Genotyping SNPs
To generate the SNP dataset, we followed the PHYLUCE v.1.5.0 pipeline
with default parameters (Faircloth, 2016) for sequence trimming,de novo assembly of contigs, identification of UCE loci, and
sequence alignment. We generated a pseudo-genomic reference by aligning
each locus with MAFFT v7.407 and trimming using Gblocks v0.91b with
default parameters (Castresana, 2000). We then used Geneious v9.1.2 to
generate a consensus sequence for each locus, replacing ambiguity codes
with an appropriate nucleotide at random. We used Picard v1.106
(http://broadinstitute.github.io/picard/), and SAMtools v1.9 (Li
et al., 2009) to create sequence dictionaries and reference indices from
the reference. We used the PHYLUCE script snps.py to automate
alignment of trimmed reads from each sample to the reference with
BWA-MEM v0.7.17, and then called SNPs with the HaplotypeCaller tool of
the Genome Analysis Toolkit v3.7 (McKenna et al., 2010) following Giarla
and Esselstyn (2015). Using VCFtools v0.1.14 (Danecek et al., 2011), we
removed SNPs that failed to pass GATK quality filters (QD <
2.0 || FS > 60.0 || MQ
< 40.0 || HaplotypeScore > 13.0
|| MappingQualityRankSum < -12.5
|| ReadPosRankSum < -8.0), and selected SNPs
with a minimum depth of coverage of 8 per individual and a minor allele
frequency ≥ 5%. We used HD_plot.py (McKinney, Waples, Seeb, &
Seeb, 2017) to filter SNPs resulting from putative paralogs or wrongly
assembled contigs from the dataset by removing SNPs with heterozygosity
> 0.75 and a read-ratio deviation score D >10.
The D statistic is a measure of deviation from the expected allelic read
ratio of 1:1 when reads are summed over all heterozygous individuals.

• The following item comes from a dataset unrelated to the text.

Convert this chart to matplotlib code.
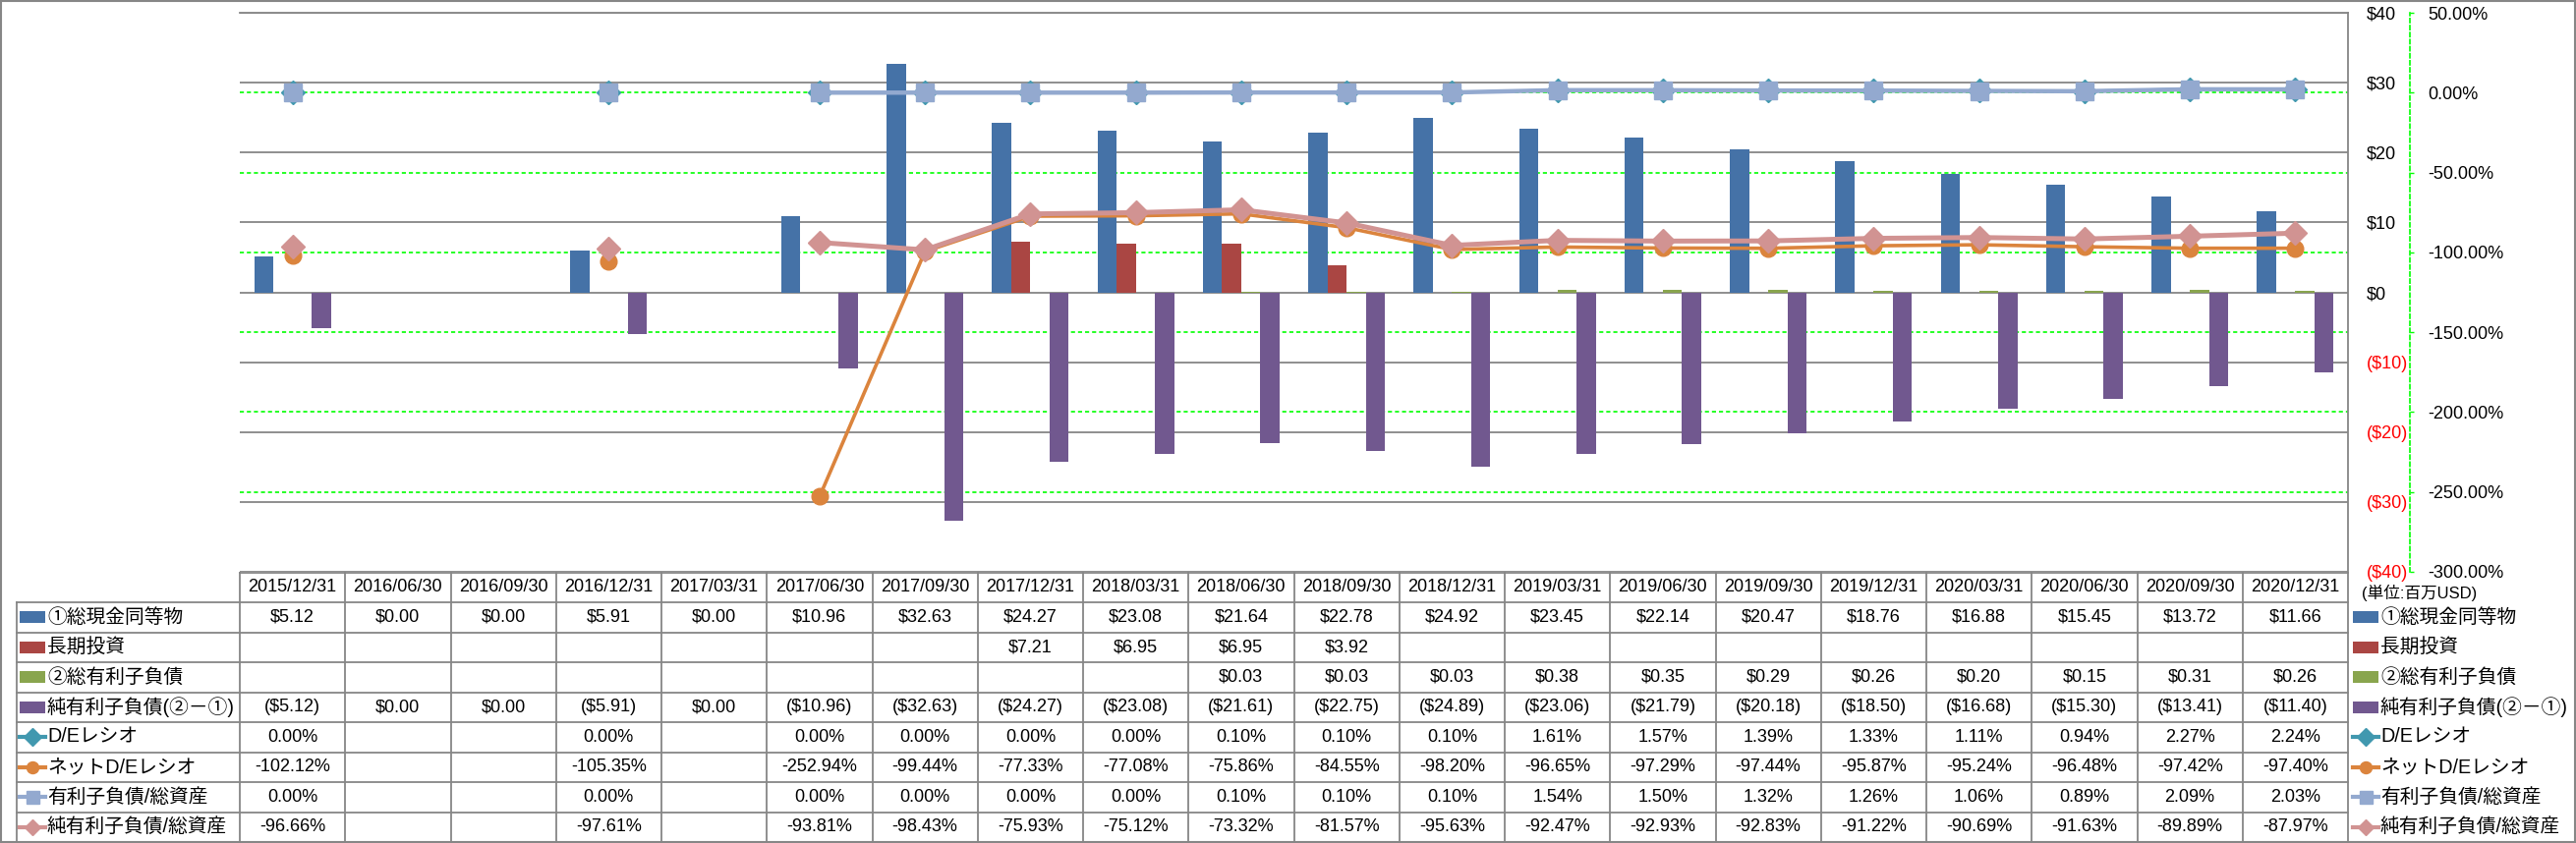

This method more accurately identifies true SNP loci than methods
relying on read depth or heterozygote excess alone (McKinney et al.,
2017). After filtering with HD_plot.py , we removed SNPs that
were out of Hardy-Weinberg Equilibrium after Bonferroni correction for
multiple comparisons (p < 10-5) using
VCFtools v0.1.16. To generate a set of unlinked SNPs, we selected
a single SNP per UCE using VCFtools v0.1.16 ‘-thin 2000’. We used the
unlinked SNP dataset with 10% missing data for all SNP-based analyses
except calculation of genetic diversity and effective population size,
Principal Components Analysis (PCA), Discriminant Analysis of Principal
Components (DAPC) and Bayesian cluster analysis with STRUCTURE v2.3.4
(Pritchard, Stephens, & Donnelly, 2000), for which we used a dataset
with no missing data.